» **Excerpted records**
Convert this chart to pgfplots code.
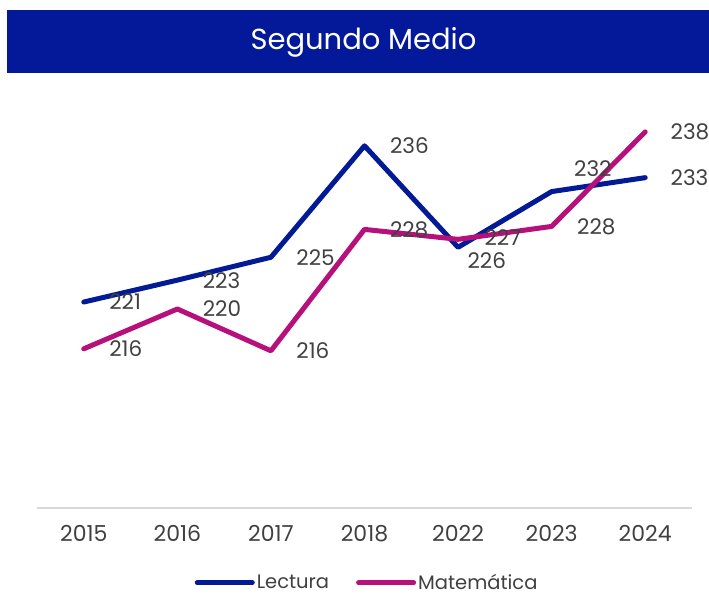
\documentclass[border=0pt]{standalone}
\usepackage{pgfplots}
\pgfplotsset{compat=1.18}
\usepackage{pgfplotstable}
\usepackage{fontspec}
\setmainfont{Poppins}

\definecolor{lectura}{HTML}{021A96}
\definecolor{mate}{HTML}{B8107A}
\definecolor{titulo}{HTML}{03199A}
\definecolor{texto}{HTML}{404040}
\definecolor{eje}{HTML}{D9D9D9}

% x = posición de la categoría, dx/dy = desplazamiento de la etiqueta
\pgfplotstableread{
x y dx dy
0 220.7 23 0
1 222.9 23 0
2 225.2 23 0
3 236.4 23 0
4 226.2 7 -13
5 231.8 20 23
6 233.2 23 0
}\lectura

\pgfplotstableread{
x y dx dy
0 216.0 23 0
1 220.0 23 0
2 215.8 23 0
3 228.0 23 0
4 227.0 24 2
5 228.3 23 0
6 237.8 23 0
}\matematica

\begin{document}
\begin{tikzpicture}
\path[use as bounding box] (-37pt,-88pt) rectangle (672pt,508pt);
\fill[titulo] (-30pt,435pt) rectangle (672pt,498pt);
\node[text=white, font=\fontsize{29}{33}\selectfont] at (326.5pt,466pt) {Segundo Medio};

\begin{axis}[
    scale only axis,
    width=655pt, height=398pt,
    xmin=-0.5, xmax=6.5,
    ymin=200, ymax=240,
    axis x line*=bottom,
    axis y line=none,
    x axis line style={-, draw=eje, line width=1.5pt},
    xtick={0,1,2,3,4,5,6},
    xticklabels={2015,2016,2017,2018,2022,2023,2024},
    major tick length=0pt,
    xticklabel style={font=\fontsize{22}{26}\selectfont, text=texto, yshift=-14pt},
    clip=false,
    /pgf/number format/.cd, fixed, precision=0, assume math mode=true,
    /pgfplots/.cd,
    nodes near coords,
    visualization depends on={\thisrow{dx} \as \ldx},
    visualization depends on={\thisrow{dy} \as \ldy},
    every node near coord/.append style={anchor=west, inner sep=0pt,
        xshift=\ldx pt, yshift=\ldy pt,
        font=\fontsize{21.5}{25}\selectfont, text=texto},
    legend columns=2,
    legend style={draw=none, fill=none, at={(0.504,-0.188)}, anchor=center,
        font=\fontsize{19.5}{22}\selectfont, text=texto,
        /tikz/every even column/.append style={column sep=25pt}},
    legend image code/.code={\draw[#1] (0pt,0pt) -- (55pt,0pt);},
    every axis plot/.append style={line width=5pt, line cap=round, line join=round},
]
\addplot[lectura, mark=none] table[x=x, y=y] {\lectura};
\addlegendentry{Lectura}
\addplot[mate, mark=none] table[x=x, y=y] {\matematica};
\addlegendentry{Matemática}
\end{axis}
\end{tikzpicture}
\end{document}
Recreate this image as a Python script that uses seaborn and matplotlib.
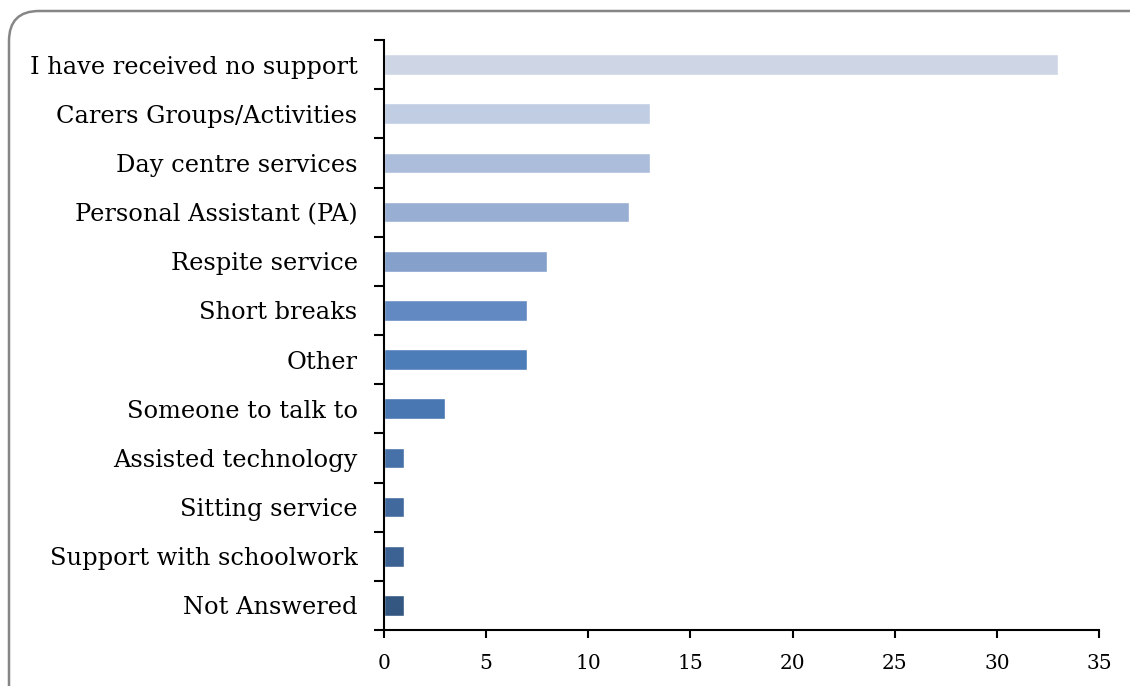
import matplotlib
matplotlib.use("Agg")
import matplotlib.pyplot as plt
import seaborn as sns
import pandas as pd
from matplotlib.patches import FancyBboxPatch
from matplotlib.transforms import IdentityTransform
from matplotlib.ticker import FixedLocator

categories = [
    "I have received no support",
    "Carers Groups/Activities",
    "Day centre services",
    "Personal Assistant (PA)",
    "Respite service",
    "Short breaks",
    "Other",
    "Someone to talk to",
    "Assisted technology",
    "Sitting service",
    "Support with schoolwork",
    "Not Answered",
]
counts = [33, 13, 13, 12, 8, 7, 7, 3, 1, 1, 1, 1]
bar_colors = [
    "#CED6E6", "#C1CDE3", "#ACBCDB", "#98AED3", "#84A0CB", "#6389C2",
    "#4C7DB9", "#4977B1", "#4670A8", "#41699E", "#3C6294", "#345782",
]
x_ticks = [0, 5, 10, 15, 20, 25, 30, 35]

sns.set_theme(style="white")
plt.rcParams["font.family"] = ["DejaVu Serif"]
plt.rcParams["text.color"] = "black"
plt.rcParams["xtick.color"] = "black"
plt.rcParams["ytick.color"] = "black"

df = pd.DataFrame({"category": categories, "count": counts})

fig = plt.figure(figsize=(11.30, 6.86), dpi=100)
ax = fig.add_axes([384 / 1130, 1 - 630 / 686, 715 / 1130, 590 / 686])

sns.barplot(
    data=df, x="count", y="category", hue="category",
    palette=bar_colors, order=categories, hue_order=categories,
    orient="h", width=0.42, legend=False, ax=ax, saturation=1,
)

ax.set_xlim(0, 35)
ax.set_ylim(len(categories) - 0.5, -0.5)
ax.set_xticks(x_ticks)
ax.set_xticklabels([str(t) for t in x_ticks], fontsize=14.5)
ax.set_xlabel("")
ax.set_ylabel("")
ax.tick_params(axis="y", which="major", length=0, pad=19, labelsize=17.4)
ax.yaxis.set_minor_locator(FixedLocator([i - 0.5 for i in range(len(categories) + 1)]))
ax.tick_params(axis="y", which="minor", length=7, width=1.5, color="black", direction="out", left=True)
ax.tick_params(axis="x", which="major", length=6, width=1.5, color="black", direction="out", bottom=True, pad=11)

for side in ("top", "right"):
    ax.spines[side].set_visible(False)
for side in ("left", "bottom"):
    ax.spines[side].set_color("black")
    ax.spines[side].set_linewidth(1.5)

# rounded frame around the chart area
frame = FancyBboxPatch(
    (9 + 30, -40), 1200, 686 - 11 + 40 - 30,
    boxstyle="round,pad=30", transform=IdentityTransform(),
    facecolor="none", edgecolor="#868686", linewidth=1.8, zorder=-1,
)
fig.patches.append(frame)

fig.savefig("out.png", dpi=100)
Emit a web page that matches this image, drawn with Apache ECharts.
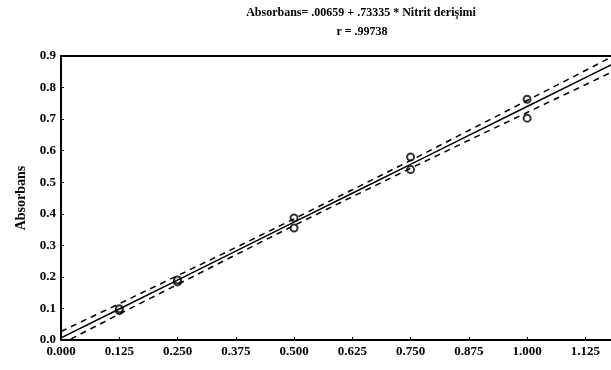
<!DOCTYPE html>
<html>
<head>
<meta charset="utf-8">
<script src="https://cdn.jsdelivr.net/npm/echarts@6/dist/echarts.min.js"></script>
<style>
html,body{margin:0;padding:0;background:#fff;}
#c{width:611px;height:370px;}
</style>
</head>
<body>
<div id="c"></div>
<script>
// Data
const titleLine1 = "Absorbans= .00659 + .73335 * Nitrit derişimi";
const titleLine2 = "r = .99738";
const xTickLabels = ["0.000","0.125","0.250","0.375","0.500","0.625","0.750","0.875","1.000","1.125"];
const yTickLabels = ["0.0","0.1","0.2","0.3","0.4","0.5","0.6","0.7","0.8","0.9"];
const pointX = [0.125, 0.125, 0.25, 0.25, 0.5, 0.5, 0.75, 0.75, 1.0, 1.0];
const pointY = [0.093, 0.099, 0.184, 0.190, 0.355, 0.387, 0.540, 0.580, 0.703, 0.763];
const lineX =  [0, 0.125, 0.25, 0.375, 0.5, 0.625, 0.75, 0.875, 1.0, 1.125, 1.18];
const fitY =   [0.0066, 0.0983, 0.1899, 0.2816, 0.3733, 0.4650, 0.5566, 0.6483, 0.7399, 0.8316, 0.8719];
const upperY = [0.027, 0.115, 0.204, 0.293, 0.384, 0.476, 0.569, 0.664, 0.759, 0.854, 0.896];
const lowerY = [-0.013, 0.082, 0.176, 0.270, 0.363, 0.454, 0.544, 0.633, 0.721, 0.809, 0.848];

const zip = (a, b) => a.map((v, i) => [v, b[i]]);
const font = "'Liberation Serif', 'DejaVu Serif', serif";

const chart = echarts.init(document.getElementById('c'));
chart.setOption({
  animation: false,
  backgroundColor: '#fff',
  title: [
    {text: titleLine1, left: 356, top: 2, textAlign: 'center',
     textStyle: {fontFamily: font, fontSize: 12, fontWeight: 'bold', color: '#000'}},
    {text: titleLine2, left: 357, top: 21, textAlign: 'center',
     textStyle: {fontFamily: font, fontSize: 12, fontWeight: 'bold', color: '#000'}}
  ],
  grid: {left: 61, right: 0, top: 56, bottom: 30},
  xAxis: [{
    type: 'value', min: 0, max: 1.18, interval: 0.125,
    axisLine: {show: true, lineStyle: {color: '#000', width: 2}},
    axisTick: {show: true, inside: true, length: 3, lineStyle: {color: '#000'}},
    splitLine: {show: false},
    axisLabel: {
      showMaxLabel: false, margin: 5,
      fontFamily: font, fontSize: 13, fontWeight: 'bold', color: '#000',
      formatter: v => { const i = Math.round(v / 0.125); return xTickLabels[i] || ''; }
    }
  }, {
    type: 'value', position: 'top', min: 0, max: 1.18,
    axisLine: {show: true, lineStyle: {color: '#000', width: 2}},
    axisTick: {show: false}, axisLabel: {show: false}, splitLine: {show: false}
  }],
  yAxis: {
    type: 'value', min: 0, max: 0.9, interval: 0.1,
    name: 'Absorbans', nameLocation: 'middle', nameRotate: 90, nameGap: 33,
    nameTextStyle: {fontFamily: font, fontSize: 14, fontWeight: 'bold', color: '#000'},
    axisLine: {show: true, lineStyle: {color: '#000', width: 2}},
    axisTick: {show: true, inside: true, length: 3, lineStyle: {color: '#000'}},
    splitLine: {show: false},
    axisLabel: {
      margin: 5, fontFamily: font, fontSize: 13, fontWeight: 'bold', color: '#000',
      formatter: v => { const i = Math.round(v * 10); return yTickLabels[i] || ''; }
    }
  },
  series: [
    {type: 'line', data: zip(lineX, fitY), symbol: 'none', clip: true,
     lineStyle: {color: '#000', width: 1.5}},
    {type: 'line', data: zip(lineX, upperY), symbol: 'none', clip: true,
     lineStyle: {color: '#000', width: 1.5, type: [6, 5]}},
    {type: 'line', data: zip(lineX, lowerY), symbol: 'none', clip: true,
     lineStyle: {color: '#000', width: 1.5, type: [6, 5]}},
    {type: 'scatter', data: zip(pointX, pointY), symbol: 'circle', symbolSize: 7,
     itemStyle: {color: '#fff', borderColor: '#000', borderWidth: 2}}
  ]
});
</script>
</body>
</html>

» **Task requirements**
The lines to print start at the line containing "Recreate this image" and end at the line containing "ax = fig.add_axes([384"; print them exactly, both ends included, and leave out every picture.

» **Written solution**
Recreate this image as a Python script that uses seaborn and matplotlib.
import matplotlib
matplotlib.use("Agg")
import matplotlib.pyplot as plt
import seaborn as sns
import pandas as pd
from matplotlib.patches import FancyBboxPatch
from matplotlib.transforms import IdentityTransform
from matplotlib.ticker import FixedLocator

categories = [
    "I have received no support",
    "Carers Groups/Activities",
    "Day centre services",
    "Personal Assistant (PA)",
    "Respite service",
    "Short breaks",
    "Other",
    "Someone to talk to",
    "Assisted technology",
    "Sitting service",
    "Support with schoolwork",
    "Not Answered",
]
counts = [33, 13, 13, 12, 8, 7, 7, 3, 1, 1, 1, 1]
bar_colors = [
    "#CED6E6", "#C1CDE3", "#ACBCDB", "#98AED3", "#84A0CB", "#6389C2",
    "#4C7DB9", "#4977B1", "#4670A8", "#41699E", "#3C6294", "#345782",
]
x_ticks = [0, 5, 10, 15, 20, 25, 30, 35]

sns.set_theme(style="white")
plt.rcParams["font.family"] = ["DejaVu Serif"]
plt.rcParams["text.color"] = "black"
plt.rcParams["xtick.color"] = "black"
plt.rcParams["ytick.color"] = "black"

df = pd.DataFrame({"category": categories, "count": counts})

fig = plt.figure(figsize=(11.30, 6.86), dpi=100)
ax = fig.add_axes([384 / 1130, 1 - 630 / 686, 715 / 1130, 590 / 686])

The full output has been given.